Im EU-Mitgliedsstaat Lettland hat die pro-russische Partei Harmonie-Zentrum bei vorgezogenen Parlamentswahlen deutlich gewonnen. Dennoch erhob auch der Verlierer der Abstimmung, der amtierende Regierungschef Valdis Dombrovskis, den Anspruch auf die Regierungsbildung. Dombrovskis wollte noch am Sonntag erste Koalitionsgespräche führen.

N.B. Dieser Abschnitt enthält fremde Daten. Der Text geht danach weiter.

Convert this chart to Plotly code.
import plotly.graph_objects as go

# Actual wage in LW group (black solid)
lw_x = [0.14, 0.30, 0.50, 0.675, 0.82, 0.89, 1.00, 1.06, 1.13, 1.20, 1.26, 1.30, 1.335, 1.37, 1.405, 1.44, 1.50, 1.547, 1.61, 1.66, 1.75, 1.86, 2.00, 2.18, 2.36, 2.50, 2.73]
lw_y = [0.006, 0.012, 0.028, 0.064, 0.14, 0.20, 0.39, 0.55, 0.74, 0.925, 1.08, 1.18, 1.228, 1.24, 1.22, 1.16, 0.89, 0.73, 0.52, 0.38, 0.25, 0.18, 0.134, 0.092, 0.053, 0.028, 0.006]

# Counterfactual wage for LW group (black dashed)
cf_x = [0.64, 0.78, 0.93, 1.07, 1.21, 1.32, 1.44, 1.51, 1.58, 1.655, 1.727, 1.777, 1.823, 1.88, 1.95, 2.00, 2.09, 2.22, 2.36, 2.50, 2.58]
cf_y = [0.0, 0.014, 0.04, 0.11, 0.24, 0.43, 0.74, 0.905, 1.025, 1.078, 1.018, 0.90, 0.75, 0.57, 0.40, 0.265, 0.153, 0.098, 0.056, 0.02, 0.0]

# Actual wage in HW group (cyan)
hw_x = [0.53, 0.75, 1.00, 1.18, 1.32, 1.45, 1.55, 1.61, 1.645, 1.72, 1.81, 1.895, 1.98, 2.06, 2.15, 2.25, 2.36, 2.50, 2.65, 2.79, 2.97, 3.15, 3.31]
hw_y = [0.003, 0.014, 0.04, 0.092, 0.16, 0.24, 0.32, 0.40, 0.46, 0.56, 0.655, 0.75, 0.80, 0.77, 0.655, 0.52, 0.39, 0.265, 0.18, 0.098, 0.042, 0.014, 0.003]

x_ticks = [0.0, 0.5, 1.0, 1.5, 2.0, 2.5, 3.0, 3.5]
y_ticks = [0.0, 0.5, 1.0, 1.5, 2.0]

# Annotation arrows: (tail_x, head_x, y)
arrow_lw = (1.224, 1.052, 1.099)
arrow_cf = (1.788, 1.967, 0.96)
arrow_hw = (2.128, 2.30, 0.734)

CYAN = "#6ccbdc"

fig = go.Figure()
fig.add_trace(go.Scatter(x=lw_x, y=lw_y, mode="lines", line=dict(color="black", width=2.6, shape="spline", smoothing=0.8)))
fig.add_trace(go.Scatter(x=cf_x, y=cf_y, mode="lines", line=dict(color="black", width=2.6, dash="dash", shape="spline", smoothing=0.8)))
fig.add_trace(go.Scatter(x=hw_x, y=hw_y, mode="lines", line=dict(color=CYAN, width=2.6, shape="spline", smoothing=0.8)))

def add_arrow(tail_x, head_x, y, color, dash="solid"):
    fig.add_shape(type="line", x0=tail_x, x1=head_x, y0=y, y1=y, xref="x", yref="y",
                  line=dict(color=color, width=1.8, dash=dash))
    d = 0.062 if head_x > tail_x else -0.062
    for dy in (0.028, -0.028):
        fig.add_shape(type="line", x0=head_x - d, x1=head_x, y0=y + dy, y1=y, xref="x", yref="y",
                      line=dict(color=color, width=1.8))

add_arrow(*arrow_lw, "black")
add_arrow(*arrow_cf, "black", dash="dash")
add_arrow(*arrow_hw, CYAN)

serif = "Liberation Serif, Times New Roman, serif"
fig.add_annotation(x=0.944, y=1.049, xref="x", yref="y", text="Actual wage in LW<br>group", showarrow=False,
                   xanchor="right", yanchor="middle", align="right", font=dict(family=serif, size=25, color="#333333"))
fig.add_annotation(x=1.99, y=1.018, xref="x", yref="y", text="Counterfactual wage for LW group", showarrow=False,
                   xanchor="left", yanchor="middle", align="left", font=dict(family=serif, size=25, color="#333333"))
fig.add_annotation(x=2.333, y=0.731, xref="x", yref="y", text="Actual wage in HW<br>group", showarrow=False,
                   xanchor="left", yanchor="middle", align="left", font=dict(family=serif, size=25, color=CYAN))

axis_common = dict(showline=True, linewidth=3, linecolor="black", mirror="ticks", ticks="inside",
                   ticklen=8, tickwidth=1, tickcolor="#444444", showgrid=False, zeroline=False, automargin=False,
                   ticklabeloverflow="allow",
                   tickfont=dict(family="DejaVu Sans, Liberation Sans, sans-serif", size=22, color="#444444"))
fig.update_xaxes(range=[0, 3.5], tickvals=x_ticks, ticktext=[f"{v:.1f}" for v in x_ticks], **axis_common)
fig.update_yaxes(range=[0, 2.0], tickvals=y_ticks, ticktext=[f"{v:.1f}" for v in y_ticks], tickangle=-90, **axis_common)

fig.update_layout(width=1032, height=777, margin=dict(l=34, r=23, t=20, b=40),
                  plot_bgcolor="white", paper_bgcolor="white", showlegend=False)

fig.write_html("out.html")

Nils Usakovs, einer der Führer des Harmonie-Zentrums, beanspruchte dagegen schon in der Nacht zu Sonntag die Regierungsbildung für seine Partei, die auf knapp 29 Prozent der Stimmen kam. Er wollte erst am Montag in Riga Gespräche über eine mögliche Koalition aufnehmen.
Der Vorsprung der pro-russischen Partei vor dem bisher regierenden Einheitsblock von Dombrovskis ist deutlich - Dombrovskis Partei erhält demnach nur noch gut 18 Prozent, rund 13 Prozentpunkte weniger als bei der Parlamentswahl im vergangenen Oktober. Die neu gegründete Reformpartei des ehemaligen Präsidenten Valdis Zatlers erreichte auf Anhieb über 20 Prozent der Stimmen.
Dombrovskis will Koalitionsgespräche mit Zatlers Reformpartei aufnehmen, die nun auch vom "Harmonie-Zentrum" umworben wird. Zatler selbst äußerte sich bisher nicht, mit wem er zusammen arbeiten will. In seiner Amstzeit als Präsident hatte er dem bisherigen Parlament vorgeworfen, nicht energisch genug gegen Korruption und Oligarchentum vorzugehen und hatte eine Volksabstimmung über die Auflösung des Parlaments und vorgezogene Wahlen initiiert.
Staatspräsident Andris Berzins forderte die Parteien des neuen Parlaments auf, ihre Kräfte zum Wohl des Landes zu bündeln. "Ich hoffe sehr, dass Lettland nun alle "Kinderkrankheiten" überwunden und einen ernsthaften Lernprozess durchlaufen hat", sagte Berzins in einer Stellungnahme zu den Wahlen. "Die kommende Saeima hat nur eine Legislaturperiode von drei Jahren Zeit, um zu beweisen, dass sie besser ist als das vom Volk aufgelöste Parlament. Sie muss härter arbeiten."
Die ehemalige Sowjetrepublik Lettland ist seit 2004 Mitglied der Europäischen Union. Von den knapp 2,3 Millionen Einwohnern stellen die ethnischen Russen etwas mehr als ein Drittel der Bevölkerung.